The Royal Parks has completed its review of its six-month pilot of commercial dog walking licences and decided to retain the scheme in its present form.

The pilot scheme was introduced in April 2013 to address concerns about an increase in commercial dog walking and reported incidents of some individuals not being able to control the animals in their care.

The licence scheme brought the dog walking industry in line with official park regulations, which require all commercial activity within the parks to have written permission.

The Royal Parks sought feedback from a number of stakeholders, including the Friends, and ran an open online survey for a month which received 228 responses. Headline results of the survey will be published on The Royal Parks website.

The main elements of the scheme will continue – ie each walker must have an annual licence (£300 plus £100 for vehicle parking in Richmond Park), wear a coloured armband to identify themselves, walk a maximum of 4 dogs and adhere to a code of conduct. The code of conduct is designed to minimise the impact on other park users and wildlife such as deer and wildfowl. Licence-holders must have insurance and a vet reference.

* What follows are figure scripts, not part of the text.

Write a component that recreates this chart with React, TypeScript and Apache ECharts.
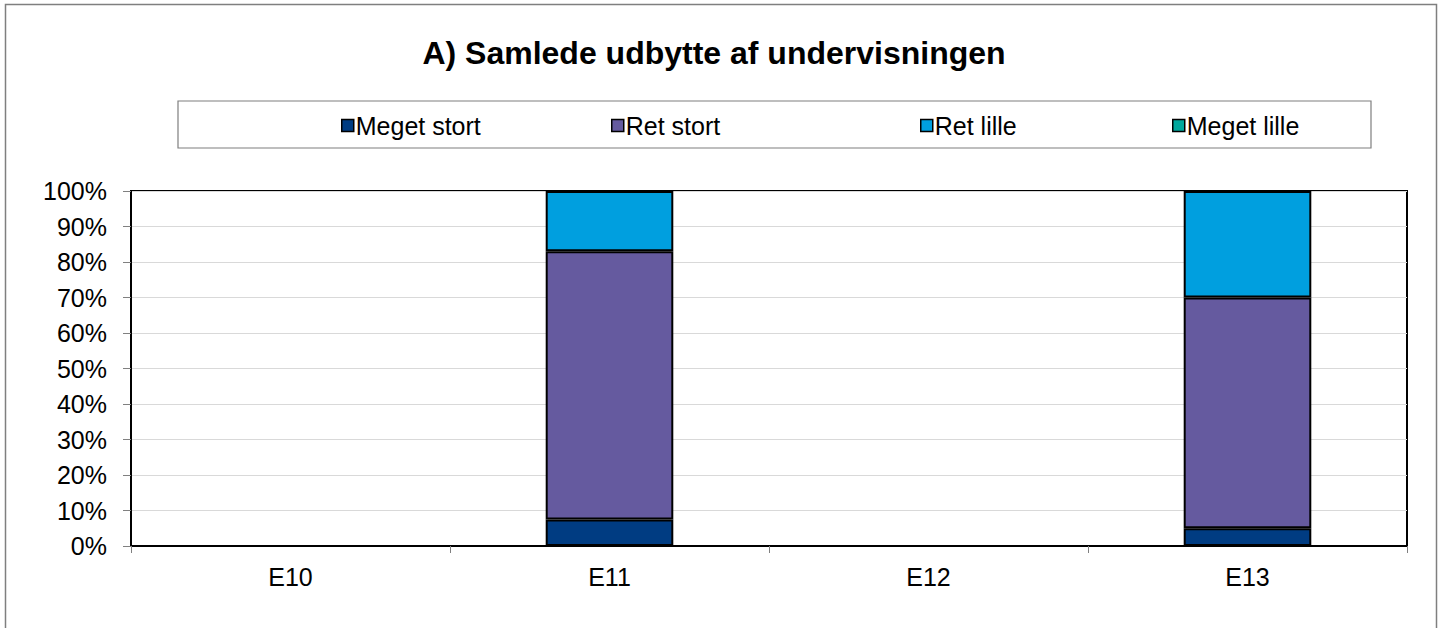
import React, { useEffect, useRef } from "react";
import * as echarts from "echarts";

const categories = ["E10", "E11", "E12", "E13"];
const seriesNames = ["Meget stort", "Ret stort", "Ret lille", "Meget lille"];
const megetStort = [null, 7.5, null, 5];
const retStort = [null, 75.5, null, 65];
const retLille = [null, 17, null, 30];
const megetLille = [null, null, null, null];
const colors = ["#003C82", "#655A9F", "#009FDF", "#00A89D"];
const legendLefts = [336, 606, 915, 1167];

const FONT = "'Liberation Sans', Arial, sans-serif";

export default function App() {
  const ref = useRef<HTMLDivElement>(null);
  useEffect(() => {
    if (!ref.current) return;
    const chart = echarts.init(ref.current, null, { renderer: "svg" });
    const data = [megetStort, retStort, retLille, megetLille];
    chart.setOption({
      animation: false,
      backgroundColor: "#ffffff",
      textStyle: { fontFamily: FONT },
      title: {
        text: "A) Samlede udbytte af undervisningen",
        left: 709,
        textAlign: "center",
        top: 32,
        textStyle: { fontFamily: FONT, fontSize: 32, fontWeight: "bold", color: "#000" },
      },
      graphic: [
        {
          type: "rect",
          shape: { x: 5.5, y: 4.5, width: 1431, height: 640 },
          style: { fill: "none", stroke: "#7f7f7f", lineWidth: 1.5 },
          silent: true,
        },
        {
          type: "rect",
          shape: { x: 178, y: 101, width: 1193, height: 47 },
          style: { fill: "none", stroke: "#7f7f7f", lineWidth: 1.2 },
          silent: true,
        },
      ],
      legend: seriesNames.map((n, i) => ({
        data: [n],
        left: legendLefts[i],
        top: 108,
        icon: "rect",
        itemWidth: 12,
        itemHeight: 12,
        itemStyle: { borderColor: "#000", borderWidth: 1.5 },
        textStyle: { fontFamily: FONT, fontSize: 25, color: "#000", padding: [0, 0, 0, -3] },
        selectedMode: false,
      })),
      grid: {
        left: 131,
        right: 37,
        top: 191,
        bottom: 82,
        show: true,
        borderColor: "#000",
        borderWidth: 2,
        containLabel: false,
      },
      xAxis: {
        type: "category",
        data: categories,
        boundaryGap: true,
        axisLine: { lineStyle: { color: "#000", width: 2 } },
        axisTick: { show: true, length: 7, lineStyle: { color: "#808080" } },
        axisLabel: { fontFamily: FONT, fontSize: 25, color: "#000", margin: 18 },
        splitLine: { show: false },
      },
      yAxis: {
        type: "value",
        min: 0,
        max: 100,
        interval: 10,
        axisLine: { show: true, lineStyle: { color: "#000", width: 2 } },
        axisTick: { show: true, length: 8, lineStyle: { color: "#808080" } },
        axisLabel: { fontFamily: FONT, fontSize: 25, color: "#000", margin: 24, formatter: "{value}%" },
        splitLine: { show: true, lineStyle: { color: "#d9d9d9", width: 1 } },
      },
      series: seriesNames.map((n, i) => ({
        name: n,
        type: "bar",
        stack: "total",
        data: data[i],
        barWidth: "40%",
        itemStyle: { color: colors[i], borderColor: "#000", borderWidth: 2 },
      })),
    });
    return () => chart.dispose();
  }, []);
  return (
    <div
      ref={ref}
      style={{ position: "fixed", left: 0, top: 0, width: 1444, height: 628 }}
    />
  );
}
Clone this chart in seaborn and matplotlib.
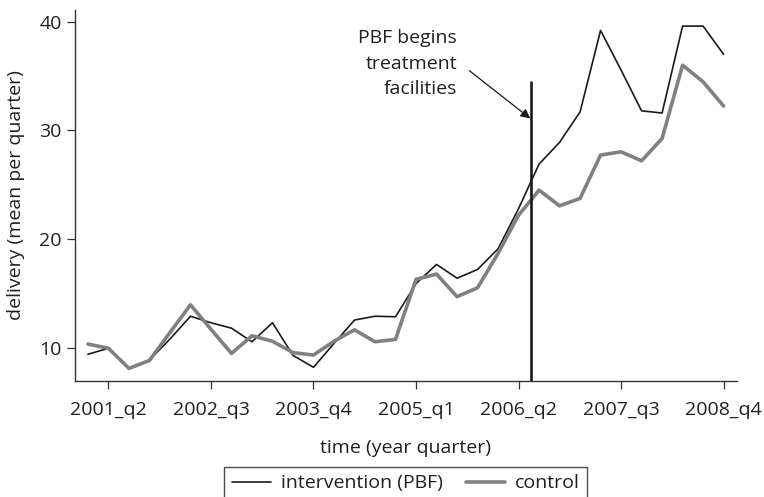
import matplotlib
matplotlib.use("Agg")
import matplotlib.pyplot as plt
import seaborn as sns
import pandas as pd

# Quarterly series, 2001_q1 .. 2008_q4
quarters = [f"{y}_q{q}" for y in range(2001, 2009) for q in range(1, 5)]

intervention = [9.4, 9.95, 8.1, 8.87, 10.8, 12.9, 12.3, 11.8, 10.55, 12.3, 9.3, 8.2,
                10.4, 12.55, 12.9, 12.85, 15.9, 17.67, 16.4, 17.2, 19.1, 22.8, 26.9, 28.9,
                31.7, 39.2, 35.55, 31.8, 31.6, 39.6, 39.6, 37.0]
control = [10.34, 9.95, 8.1, 8.83, 11.4, 13.95, 11.7, 9.48, 11.1, 10.6, 9.55, 9.33,
           10.6, 11.65, 10.55, 10.77, 16.29, 16.78, 14.7, 15.52, 18.68, 22.2, 24.5, 23.06,
           23.74, 27.73, 28.03, 27.2, 29.26, 36.0, 34.47, 32.24]

tick_labels = ["2001_q2", "2002_q3", "2003_q4", "2005_q1", "2006_q2", "2007_q3", "2008_q4"]
pbf_start = 21.62  # position of the PBF start marker on the quarter axis
pbf_top = 34.55

df = pd.DataFrame({
    "t": list(range(len(quarters))) * 2,
    "value": intervention + control,
    "group": ["intervention (PBF)"] * len(quarters) + ["control"] * len(quarters),
})

sns.set_theme(style="ticks")
plt.rcParams["font.family"] = ["Open Sans", "DejaVu Sans"]
plt.rcParams["font.size"] = 14

fig = plt.figure(figsize=(7.64, 4.97), dpi=100)
ax = fig.add_axes([0.0982, 0.2334, 0.8661, 0.7465])

sns.lineplot(data=df[df.group == "intervention (PBF)"], x="t", y="value",
             color="#1a1a1a", linewidth=1.2, ax=ax, label="intervention (PBF)")
sns.lineplot(data=df[df.group == "control"], x="t", y="value",
             color="#808080", linewidth=2.6, ax=ax, label="control")

ax.plot([pbf_start, pbf_start], [6.94, pbf_top], color="#1a1a1a", linewidth=1.9,
        solid_capstyle="butt", zorder=5)

ax.annotate("", xy=(pbf_start - 0.05, 31.1), xytext=(18.6, 35.5),
            arrowprops=dict(arrowstyle="-|>", color="#1a1a1a", lw=0.9,
                            mutation_scale=14, shrinkA=0, shrinkB=0))
for txt, yv in [("PBF begins", 38.5), ("treatment", 36.1), ("facilities", 33.8)]:
    ax.text(18.0, yv, txt, ha="right", va="center", fontsize=14, color="#231f20")

ax.set_xlim(-0.63, 31.64)
ax.set_ylim(6.94, 41.08)
ax.set_xticks([1, 6, 11, 16, 21, 26, 31])
ax.set_xticklabels(tick_labels)
ax.set_yticks([10, 20, 30, 40])

for side in ["top", "right"]:
    ax.spines[side].set_visible(False)
for side in ["left", "bottom"]:
    ax.spines[side].set_color("#333333")
    ax.spines[side].set_linewidth(1.0)
ax.tick_params(axis="both", length=5.5, width=0.9, color="#333333",
               labelsize=14, labelcolor="#231f20", pad=4)
ax.tick_params(axis="x", pad=9)

ax.set_xlabel("time (year quarter)", fontsize=14, color="#231f20", labelpad=14)
ax.set_ylabel("delivery (mean per quarter)", fontsize=14, color="#231f20", labelpad=10)

ax.get_legend().remove()
handles, labels = ax.get_legend_handles_labels()
leg = fig.legend(handles, labels, loc="upper center", bbox_to_anchor=(0.531, 0.061),
                 borderaxespad=0.0, ncol=2, frameon=True, fancybox=False, fontsize=14,
                 handlelength=2.0, columnspacing=1.2, borderpad=0.4, handletextpad=0.5)
leg.get_frame().set_edgecolor("#231f20")
leg.get_frame().set_linewidth(1.0)
for t in leg.get_texts():
    t.set_color("#231f20")

fig.savefig("out.png", dpi=100)
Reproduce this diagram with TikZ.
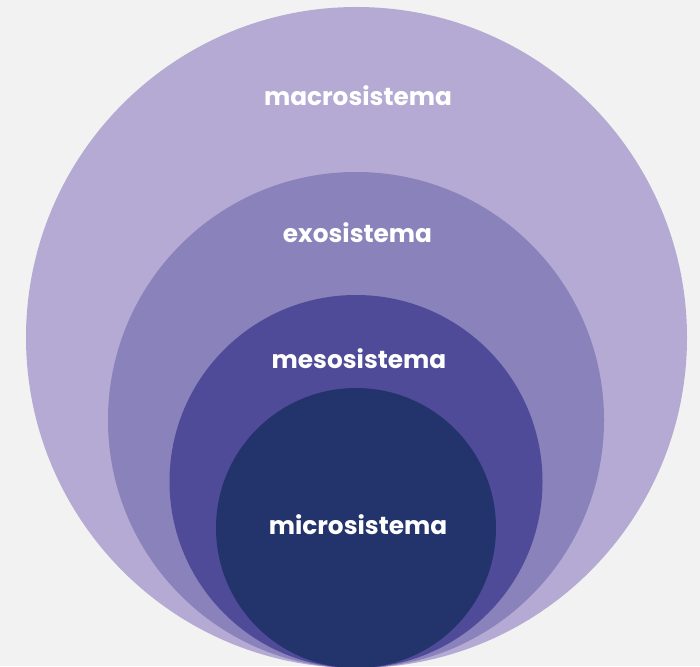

Based on the feedback, The Royal Parks will increase awareness of the scheme by improving communication both online and on signage around the parks.

Another concern raised from survey results was effective enforcement of Park Regulations regarding commercial dog walkers. The Police who enforce The Royal Parks regulations took a soft approach to enforcement during the pilot scheme, educating dog walkers rather than taking prosecutions. But they will take a firmer approach from January 2014, initiating the prosecution of persistent offenders.

Some 17 organisations have licences for Richmond Park.